Things get fuzzy when a user decides to track a job in Atlas but decides to archive the job in a location that the server does not have access to. We can address this in a few ways:

Not allow this. This could look like something like turning on/off archiving at the job level and but configuring the archive endpoint at the server level. Chances are that a user that wants to archive locally is also running Atlas server locally so the problem is contained within the two constraints described above.
Provide a way to retrieve archives from arbitrary locations and still be able to manipulate those jobs identically in the GUI. I'm not sure what a solution to this would look like.
Somehow mark jobs that have been archives in a location not accessible to the server on the UI. I think this increases complexity.

I'm leaning towards 1. above.

I suggest that if we were to tackle the issue of discrepant UX, we will need to capture these 3 pieces of data at minimum and make the existing GUI/CLI features be driven by this data. This work would be orthogonal to the above design proposal. I

One approach to capture this data could be to notify the scheduler (or some other service that the scheduler would also then listen to) of the job spec for all jobs whether executed locally or via a scheduler and then try and make the behavior consistent for remotely executed jobs (i.e. how does this work when the job is started up and run by the scheduler to avoid duplicate notifications?)

I think this issue is at the crux of closing the feature gap actually, I must have forgotten to include this as a design element. I'm also open to the idea of renaming this design and starting a new design discussion around just this item so that this proposal doesn't blow up even more.

I suggest that if we were to tackle the issue of discrepant UX, we will need to capture these 3 pieces of data at minimum and make the existing GUI/CLI features be driven by this data. This work would be orthogonal to the above design proposal.

I think this issue is at the crux of closing the feature gap actually, I must have forgotten to include this as a design element. I'm also open to the idea of renaming this design and starting a new design discussion around just this item so that this proposal doesn't blow up even more.

I agree with this: can you start up a new issue that focuses on this gap of discrepant UX? I think if we can be crisp in these user-facing issues, it'll help inform what the overall design pattern should look like.

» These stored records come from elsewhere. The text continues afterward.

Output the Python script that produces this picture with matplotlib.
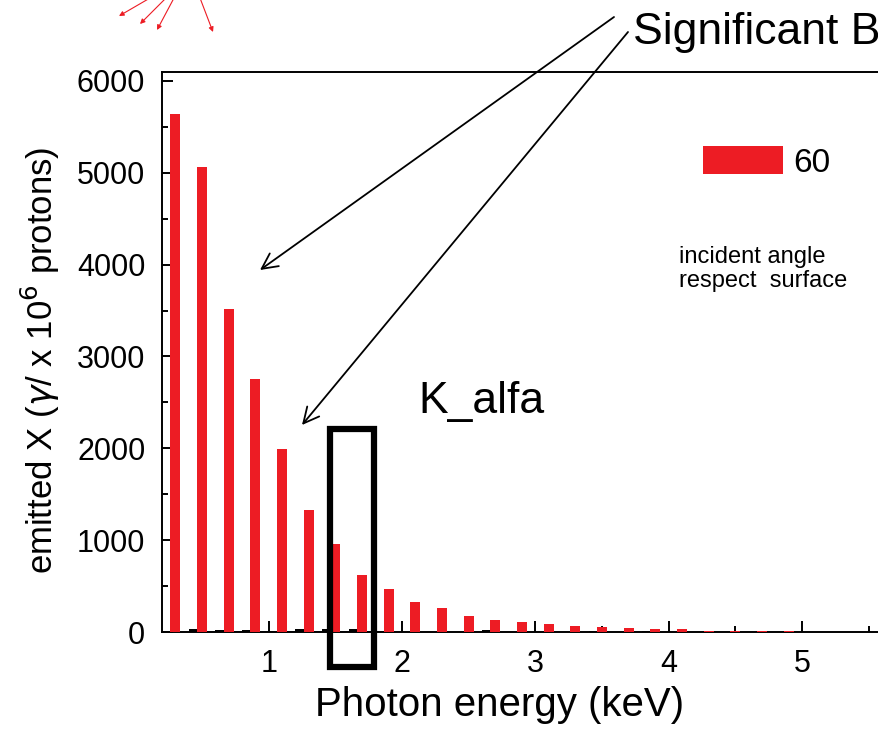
import matplotlib
matplotlib.use("Agg")
import matplotlib.pyplot as plt
from matplotlib.patches import Rectangle
from matplotlib.ticker import MultipleLocator
import numpy as np

plt.rcParams['font.family'] = ['Liberation Sans', 'DejaVu Sans']

# ---------------- data ----------------
energy_kev = [0.3, 0.5, 0.7, 0.9, 1.1, 1.3, 1.5, 1.7, 1.9, 2.1, 2.3, 2.5,
              2.7, 2.9, 3.1, 3.3, 3.5, 3.7, 3.9, 4.1, 4.3, 4.5, 4.7, 4.9]
counts_60 = [5640, 5060, 3520, 2750, 1990, 1330, 960, 620, 468, 325, 265, 174,
             131, 109, 87, 65, 54, 40, 33, 29, 16, 16, 12, 12]
counts_black = [5, 30, 25, 25, 15, 30, 30, 30, 8, 5, 5, 5,
                25, 5, 5, 5, 15, 5, 15, 5, 5, 5, 5, 5]
counts_blue = [5, 15, 10, 15, 15, 15, 15, 15, 5, 5, 5, 5,
               5, 5, 5, 5, 5, 5, 5, 5, 5, 5, 5, 5]
legend_label = "60"
xlabel = "Photon energy (keV)"
ylabel = r"emitted X ($\gamma$/ x 10$^6$ protons)"

W, H = 879, 729
fig = plt.figure(figsize=(W / 100, H / 100), dpi=100)

def fx(x):
    return x / W

def fy(y):
    return 1 - y / H

ax = fig.add_axes([fx(162), fy(632), (882 - 162) / W, (632 - 72) / H])

bw = 0.066
x = np.array(energy_kev)
ax.bar(x - bw, counts_black, width=bw, color='black', zorder=2)
bars = ax.bar(x, counts_60, width=0.076, color='#ED1C24', zorder=3, label=legend_label)
ax.bar(x + bw, counts_blue, width=bw, color='#1f2a8a', zorder=2)

ax.set_xlim(0.2, 5.6)
ax.set_ylim(0, 6098)
ax.xaxis.set_major_locator(MultipleLocator(1))
ax.xaxis.set_minor_locator(MultipleLocator(0.5))
ax.yaxis.set_major_locator(MultipleLocator(1000))
ax.yaxis.set_minor_locator(MultipleLocator(500))
ax.tick_params(which='both', direction='in', width=1.4, labelsize=22,
               top=False, right=False)
ax.tick_params(which='major', length=8, pad=12)
ax.tick_params(which='minor', length=4)
ax.spines['right'].set_visible(False)
for s in ['left', 'bottom', 'top']:
    ax.spines[s].set_linewidth(1.4)

ax.set_xlabel(xlabel, fontsize=29)
ax.xaxis.set_label_coords((500 - 162) / 720, (632 - 716) / 560)
ax.xaxis.label.set_va('baseline')
ax.set_ylabel(ylabel, fontsize=25)
ax.yaxis.set_label_coords((40 - 162) / 720, (632 - 360) / 560)
ax.yaxis.label.set_va('center')

# legend
leg = fig.legend(handles=[bars], labels=[legend_label], loc='center left',
                 bbox_to_anchor=(fx(703), fy(162.5)), frameon=False,
                 fontsize=24, handlelength=2.4, handleheight=0.93,
                 handletextpad=0.3, borderpad=0, borderaxespad=0)

fig.text(fx(679), fy(246), "incident angle\nrespect  surface", fontsize=17,
         va='top', ha='left', linespacing=1.12)

fig.text(fx(633), fy(44), "Significant B", fontsize=32, va='baseline', ha='left')
fig.text(fx(418), fy(413), "K_alfa", fontsize=32, va='baseline', ha='left')

# black arrows
for tail, head in [((614, 17), (260, 270)), ((628, 32), (302, 425))]:
    fig.add_artist(matplotlib.patches.FancyArrowPatch(
        (fx(tail[0]), fy(tail[1])), (fx(head[0]), fy(head[1])),
        transform=fig.transFigure, arrowstyle='->', mutation_scale=28,
        lw=1.3, color='black', shrinkA=0, shrinkB=0))

# red arrows at top-left
for tail, head in [((150, -2), (119, 16)), ((166, -2), (140, 24)),
                   ((174, -2), (157, 30)), ((200, -2), (213, 32))]:
    fig.add_artist(matplotlib.patches.FancyArrowPatch(
        (fx(tail[0]), fy(tail[1])), (fx(head[0]), fy(head[1])),
        transform=fig.transFigure, arrowstyle='-|>', mutation_scale=7,
        lw=0.8, color='#ED1C24', shrinkA=0, shrinkB=0))

# K_alfa box
fig.add_artist(Rectangle((fx(330), fy(667)), (374 - 330) / W, (667 - 429) / H,
                         transform=fig.transFigure, fill=False, lw=4.5,
                         edgecolor='black', zorder=10))

fig.savefig("out.png", dpi=100)
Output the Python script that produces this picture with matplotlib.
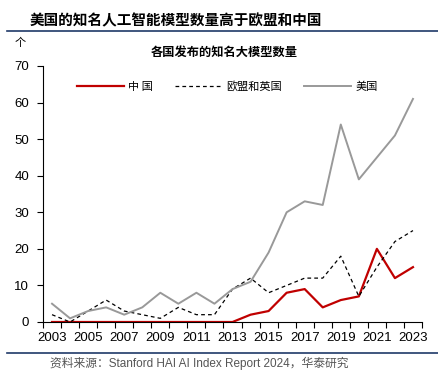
import numpy as np
import matplotlib.pyplot as plt
from matplotlib.lines import Line2D

plt.rcParams['font.family'] = ['Liberation Sans', 'Noto Sans CJK SC', 'DejaVu Sans']

# data
years = list(range(2003, 2024))
china = [0, 0, 0, 0, 0, 0, 0, 0, 0, 0, 0, 2, 3, 8, 9, 4, 6, 7, 20, 12, 15]
eu_uk = [2, 0, 3, 6, 3, 2, 1, 4, 2, 2, 9, 12, 8, 10, 12, 12, 18, 7, 15, 22, 25]
usa = [5, 1, 3, 4, 2, 4, 8, 5, 8, 5, 9, 11, 19, 30, 33, 32, 54, 39, 45, 51, 61]
names = ['中 国', '欧盟和英国', '美国']

cjk = ['Noto Sans CJK SC', 'DejaVu Sans']
navy = '#1F3A68'

fig = plt.figure(figsize=(4.39, 3.74), dpi=100)
ax = fig.add_axes([43/439, 1-322/374, 379/439, 256/374])

ax.plot(years, china, color='#C00000', lw=1.6, label=names[0])
ax.plot(years, eu_uk, color='black', lw=0.9, ls=(0, (3, 2.5)), label=names[1])
ax.plot(years, usa, color='#999999', lw=1.4, label=names[2])

ax.set_xlim(2002.5, 2023.5)
ax.set_ylim(0, 70)
ax.set_yticks(range(0, 71, 10))
ax.set_xticks(np.arange(2002.5, 2024, 1))
ax.set_xticklabels([])
for y in range(2003, 2024, 2):
    ax.text(y, -2.6, str(y), ha='center', va='top', fontsize=9.5)
ax.tick_params(axis='y', direction='out', length=4, labelsize=9.5, pad=6)
ax.tick_params(axis='x', direction='out', length=4)
for s in ['top', 'right']:
    ax.spines[s].set_visible(False)

leg = ax.legend(loc='center', bbox_to_anchor=(0.487, 0.92), ncol=3, frameon=False,
                handlelength=4.2, columnspacing=2.0, handletextpad=0.4,
                prop={'family': cjk, 'size': 8})

fig.text(30/439, 1-20/374, '美国的知名人工智能模型数量高于欧盟和中国', family=cjk,
         fontsize=10.5, fontweight='heavy', va='center', ha='left')
fig.add_artist(Line2D([7/439, 1], [1-31/374, 1-31/374], color=navy, lw=1.2))
fig.text(15/439, 1-43/374, '个', family=cjk, fontsize=8, va='center', ha='left')
fig.text(224/439, 1-52/374, '各国发布的知名大模型数量', family=cjk, fontsize=8.8,
         fontweight='bold', va='center', ha='center')
fig.add_artist(Line2D([7/439, 1], [1-353/374, 1-353/374], color=navy, lw=1.2))
fig.text(50/439, 1-363/374, '资料来源：Stanford HAI AI Index Report 2024，华泰研究',
         family=['Liberation Sans', 'Noto Sans CJK SC'], fontsize=8.5, color='#555555',
         va='center', ha='left')

fig.savefig('out.png', dpi=100)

In my opinion, there may be a few high priority issues that come out of this but what I'm really hoping is that by agreeing collectively on a design, we can provide guardrails for future feature development and avoid landing in a similar situation where developing new features has resulted in an unexpected overall design.

There are multiple issues that this one design discussion is trying to tackle. Though I think it's helpful to group all of these issues together to paint a consistent user experience, I'm trying to advocate for tackling these issues in independently and in priority order so we have fewer moving parts and can get feedback on whether our design choices are sound.

In my opinion, I think the inability to control the scope of a job (#131) and the gap of discrepant UX (issue not created yet) are highest priority and we can dive into those in more granular detail in the respective issues.